Supplied data =
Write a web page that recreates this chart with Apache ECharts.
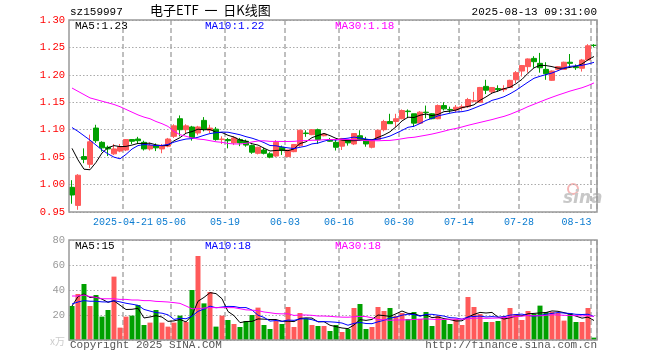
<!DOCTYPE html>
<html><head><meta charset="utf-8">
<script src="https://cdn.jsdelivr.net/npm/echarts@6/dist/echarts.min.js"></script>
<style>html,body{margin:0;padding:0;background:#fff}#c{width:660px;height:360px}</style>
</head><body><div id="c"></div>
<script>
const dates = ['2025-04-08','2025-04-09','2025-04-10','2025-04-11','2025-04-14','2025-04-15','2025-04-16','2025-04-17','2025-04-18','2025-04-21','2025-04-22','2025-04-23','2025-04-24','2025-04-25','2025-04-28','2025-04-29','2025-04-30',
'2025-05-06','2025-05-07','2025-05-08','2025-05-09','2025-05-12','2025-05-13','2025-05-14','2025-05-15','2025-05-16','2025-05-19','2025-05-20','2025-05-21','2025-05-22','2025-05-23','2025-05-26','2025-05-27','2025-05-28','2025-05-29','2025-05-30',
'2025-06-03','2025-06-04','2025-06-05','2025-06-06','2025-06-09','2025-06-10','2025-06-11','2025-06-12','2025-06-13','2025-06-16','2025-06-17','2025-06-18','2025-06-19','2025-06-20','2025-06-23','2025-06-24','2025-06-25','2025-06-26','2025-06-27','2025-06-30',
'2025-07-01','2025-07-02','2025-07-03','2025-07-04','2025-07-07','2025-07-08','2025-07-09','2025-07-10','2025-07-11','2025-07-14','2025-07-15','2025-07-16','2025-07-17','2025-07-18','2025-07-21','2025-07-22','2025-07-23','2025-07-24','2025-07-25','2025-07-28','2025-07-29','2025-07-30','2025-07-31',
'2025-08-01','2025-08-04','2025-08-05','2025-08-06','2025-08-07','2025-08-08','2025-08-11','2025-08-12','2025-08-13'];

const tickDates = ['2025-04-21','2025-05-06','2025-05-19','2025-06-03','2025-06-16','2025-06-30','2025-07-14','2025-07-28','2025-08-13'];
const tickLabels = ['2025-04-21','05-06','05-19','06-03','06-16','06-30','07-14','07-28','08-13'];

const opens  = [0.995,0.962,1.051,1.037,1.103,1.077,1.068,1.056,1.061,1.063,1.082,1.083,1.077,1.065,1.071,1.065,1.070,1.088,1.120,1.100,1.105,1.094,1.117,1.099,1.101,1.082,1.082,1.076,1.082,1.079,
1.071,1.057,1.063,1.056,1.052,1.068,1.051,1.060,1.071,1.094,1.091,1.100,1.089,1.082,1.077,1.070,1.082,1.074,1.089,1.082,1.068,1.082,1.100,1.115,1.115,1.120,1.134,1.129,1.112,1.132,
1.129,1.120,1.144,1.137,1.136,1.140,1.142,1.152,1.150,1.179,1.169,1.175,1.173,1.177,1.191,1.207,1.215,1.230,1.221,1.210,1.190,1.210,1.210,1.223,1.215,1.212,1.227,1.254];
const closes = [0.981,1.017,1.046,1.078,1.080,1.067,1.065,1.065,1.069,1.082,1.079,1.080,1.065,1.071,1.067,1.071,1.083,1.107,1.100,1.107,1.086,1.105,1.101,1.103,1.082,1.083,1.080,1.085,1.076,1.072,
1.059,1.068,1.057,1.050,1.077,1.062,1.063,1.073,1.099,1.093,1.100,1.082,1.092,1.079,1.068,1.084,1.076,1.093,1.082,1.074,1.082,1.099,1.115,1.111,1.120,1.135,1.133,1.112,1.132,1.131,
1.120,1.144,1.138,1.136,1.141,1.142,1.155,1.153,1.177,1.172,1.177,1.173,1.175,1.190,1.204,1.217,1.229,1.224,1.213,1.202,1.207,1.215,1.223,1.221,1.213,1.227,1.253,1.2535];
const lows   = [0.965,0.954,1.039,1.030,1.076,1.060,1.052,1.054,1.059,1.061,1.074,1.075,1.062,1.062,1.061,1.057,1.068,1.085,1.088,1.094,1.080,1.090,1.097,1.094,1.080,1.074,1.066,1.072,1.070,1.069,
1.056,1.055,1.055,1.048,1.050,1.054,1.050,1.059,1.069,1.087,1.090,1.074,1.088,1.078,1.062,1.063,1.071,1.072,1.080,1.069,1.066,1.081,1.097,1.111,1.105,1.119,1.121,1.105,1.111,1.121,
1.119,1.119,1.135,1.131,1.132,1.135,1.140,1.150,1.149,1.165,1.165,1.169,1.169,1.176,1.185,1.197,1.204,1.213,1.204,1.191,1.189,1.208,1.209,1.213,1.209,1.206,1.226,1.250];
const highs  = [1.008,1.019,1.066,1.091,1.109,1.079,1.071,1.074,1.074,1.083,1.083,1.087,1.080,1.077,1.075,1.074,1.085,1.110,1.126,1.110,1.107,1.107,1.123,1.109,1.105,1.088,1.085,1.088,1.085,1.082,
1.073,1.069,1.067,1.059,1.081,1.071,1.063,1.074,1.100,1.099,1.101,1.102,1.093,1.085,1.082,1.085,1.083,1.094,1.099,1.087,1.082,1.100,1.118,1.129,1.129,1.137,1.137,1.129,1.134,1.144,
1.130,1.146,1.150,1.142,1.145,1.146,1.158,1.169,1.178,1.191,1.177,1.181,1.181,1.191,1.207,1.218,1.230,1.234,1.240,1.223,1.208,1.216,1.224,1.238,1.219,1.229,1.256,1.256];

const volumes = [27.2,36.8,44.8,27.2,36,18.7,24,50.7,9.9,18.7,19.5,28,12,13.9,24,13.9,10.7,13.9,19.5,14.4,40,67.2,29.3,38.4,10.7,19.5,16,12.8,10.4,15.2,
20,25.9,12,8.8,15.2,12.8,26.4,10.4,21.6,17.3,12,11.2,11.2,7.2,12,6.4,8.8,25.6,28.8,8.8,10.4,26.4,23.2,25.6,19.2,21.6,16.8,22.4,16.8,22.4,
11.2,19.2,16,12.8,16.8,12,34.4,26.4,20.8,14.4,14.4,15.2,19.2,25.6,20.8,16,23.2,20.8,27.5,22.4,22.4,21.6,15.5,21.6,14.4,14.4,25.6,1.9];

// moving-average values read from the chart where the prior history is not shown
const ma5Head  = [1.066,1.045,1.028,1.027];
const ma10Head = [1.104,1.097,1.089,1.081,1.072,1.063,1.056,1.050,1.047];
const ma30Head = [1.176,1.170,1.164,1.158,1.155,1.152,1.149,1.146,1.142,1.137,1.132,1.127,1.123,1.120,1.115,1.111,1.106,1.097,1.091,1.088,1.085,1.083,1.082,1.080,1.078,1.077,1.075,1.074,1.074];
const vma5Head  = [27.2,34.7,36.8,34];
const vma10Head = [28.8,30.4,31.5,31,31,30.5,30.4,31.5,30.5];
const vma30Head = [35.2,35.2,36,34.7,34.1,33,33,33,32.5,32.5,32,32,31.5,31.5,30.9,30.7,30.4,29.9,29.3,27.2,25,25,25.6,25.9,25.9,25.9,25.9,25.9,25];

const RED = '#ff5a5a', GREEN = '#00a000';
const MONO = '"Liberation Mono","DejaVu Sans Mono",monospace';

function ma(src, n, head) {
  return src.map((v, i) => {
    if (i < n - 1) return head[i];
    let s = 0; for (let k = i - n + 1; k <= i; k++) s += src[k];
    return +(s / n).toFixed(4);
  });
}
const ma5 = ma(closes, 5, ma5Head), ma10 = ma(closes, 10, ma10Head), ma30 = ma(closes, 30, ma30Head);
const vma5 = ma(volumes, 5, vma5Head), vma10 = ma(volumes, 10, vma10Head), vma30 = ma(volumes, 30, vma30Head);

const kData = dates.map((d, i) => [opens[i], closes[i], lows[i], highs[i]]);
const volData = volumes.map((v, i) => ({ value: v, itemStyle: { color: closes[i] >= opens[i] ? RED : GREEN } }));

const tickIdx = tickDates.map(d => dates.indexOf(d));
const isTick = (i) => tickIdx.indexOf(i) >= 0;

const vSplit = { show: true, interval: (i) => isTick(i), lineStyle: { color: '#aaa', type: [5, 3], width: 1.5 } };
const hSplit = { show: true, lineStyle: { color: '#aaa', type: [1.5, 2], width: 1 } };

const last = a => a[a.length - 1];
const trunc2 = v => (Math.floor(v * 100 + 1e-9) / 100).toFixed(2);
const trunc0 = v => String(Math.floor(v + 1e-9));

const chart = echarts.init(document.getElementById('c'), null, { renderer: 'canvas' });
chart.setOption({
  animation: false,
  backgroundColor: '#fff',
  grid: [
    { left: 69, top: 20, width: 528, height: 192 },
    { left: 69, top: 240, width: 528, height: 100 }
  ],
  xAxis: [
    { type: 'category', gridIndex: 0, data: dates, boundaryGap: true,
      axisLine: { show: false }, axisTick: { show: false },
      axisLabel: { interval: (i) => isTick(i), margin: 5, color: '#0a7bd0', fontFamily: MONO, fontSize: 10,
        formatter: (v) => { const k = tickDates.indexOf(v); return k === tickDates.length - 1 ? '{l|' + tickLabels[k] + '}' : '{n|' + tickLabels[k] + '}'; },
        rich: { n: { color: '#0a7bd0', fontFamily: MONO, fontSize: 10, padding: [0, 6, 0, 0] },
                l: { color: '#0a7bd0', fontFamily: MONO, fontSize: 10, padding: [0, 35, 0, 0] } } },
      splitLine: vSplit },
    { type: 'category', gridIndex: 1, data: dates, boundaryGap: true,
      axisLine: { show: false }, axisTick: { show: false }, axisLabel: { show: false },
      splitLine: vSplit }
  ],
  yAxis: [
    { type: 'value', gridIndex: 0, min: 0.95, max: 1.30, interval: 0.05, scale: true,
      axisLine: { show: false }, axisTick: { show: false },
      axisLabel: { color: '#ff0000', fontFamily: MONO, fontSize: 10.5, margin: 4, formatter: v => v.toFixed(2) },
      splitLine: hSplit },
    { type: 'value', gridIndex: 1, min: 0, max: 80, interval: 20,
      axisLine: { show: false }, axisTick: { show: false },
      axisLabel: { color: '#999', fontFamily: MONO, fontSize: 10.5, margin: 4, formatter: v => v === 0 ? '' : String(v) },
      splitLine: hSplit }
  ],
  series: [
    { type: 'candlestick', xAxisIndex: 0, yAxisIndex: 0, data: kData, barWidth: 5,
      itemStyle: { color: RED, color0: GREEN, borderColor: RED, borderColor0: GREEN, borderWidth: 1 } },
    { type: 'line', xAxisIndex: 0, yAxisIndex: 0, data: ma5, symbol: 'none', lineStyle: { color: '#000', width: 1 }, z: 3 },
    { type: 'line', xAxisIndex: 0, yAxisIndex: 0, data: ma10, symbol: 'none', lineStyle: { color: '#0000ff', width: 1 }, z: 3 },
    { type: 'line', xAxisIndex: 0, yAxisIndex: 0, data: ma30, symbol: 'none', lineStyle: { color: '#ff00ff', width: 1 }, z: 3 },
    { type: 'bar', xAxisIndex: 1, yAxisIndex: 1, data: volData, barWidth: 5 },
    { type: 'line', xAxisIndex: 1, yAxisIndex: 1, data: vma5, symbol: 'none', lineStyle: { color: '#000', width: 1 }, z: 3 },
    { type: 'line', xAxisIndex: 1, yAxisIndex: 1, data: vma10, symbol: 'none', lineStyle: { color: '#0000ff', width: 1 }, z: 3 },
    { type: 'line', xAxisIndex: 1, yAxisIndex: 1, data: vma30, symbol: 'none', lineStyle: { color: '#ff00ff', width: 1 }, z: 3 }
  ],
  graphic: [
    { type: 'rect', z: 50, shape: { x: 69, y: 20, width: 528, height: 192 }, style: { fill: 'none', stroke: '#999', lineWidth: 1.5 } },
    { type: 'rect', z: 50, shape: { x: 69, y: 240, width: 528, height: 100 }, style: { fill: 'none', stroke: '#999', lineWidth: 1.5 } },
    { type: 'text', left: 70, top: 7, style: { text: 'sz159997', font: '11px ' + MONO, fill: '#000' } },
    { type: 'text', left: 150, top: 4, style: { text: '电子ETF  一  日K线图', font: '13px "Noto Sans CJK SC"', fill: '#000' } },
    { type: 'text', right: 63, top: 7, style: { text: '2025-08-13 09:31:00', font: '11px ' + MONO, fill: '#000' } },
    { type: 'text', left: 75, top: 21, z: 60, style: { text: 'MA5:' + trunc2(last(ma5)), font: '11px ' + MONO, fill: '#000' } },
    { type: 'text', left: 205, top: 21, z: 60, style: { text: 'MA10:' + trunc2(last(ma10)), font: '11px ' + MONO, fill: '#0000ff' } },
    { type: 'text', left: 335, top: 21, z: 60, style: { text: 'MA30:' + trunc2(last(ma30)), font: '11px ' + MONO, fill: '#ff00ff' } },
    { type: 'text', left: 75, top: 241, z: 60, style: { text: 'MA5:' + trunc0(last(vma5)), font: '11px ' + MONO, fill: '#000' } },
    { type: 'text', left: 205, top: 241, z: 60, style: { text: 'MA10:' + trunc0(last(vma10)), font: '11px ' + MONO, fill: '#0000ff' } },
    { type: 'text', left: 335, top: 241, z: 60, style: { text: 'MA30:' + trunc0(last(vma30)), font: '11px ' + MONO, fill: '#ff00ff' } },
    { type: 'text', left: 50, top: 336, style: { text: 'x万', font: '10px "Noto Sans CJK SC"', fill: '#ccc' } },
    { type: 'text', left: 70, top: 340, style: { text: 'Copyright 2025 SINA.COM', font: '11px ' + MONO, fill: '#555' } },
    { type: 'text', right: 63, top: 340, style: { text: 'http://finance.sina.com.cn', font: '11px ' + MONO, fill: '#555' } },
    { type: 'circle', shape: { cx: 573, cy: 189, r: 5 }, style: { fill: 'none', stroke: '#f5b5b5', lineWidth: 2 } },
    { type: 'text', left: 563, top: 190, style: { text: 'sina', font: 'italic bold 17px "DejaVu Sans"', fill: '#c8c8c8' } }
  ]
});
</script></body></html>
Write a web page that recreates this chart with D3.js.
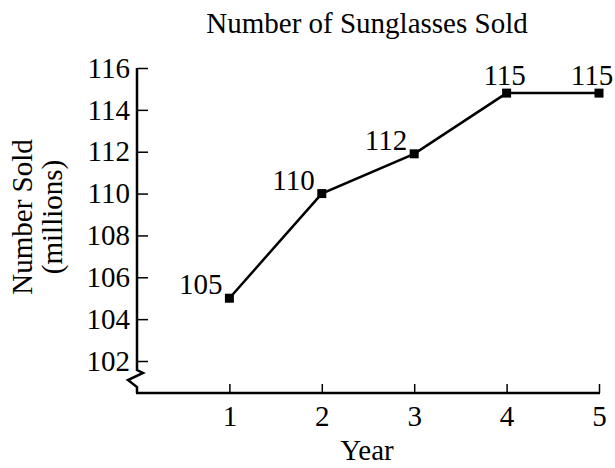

Work required = Using the listing above, pull out all lines that hold the word "this".

The answer =
Write a web page that recreates this chart with Apache ECharts.
Write a web page that recreates this chart with D3.js.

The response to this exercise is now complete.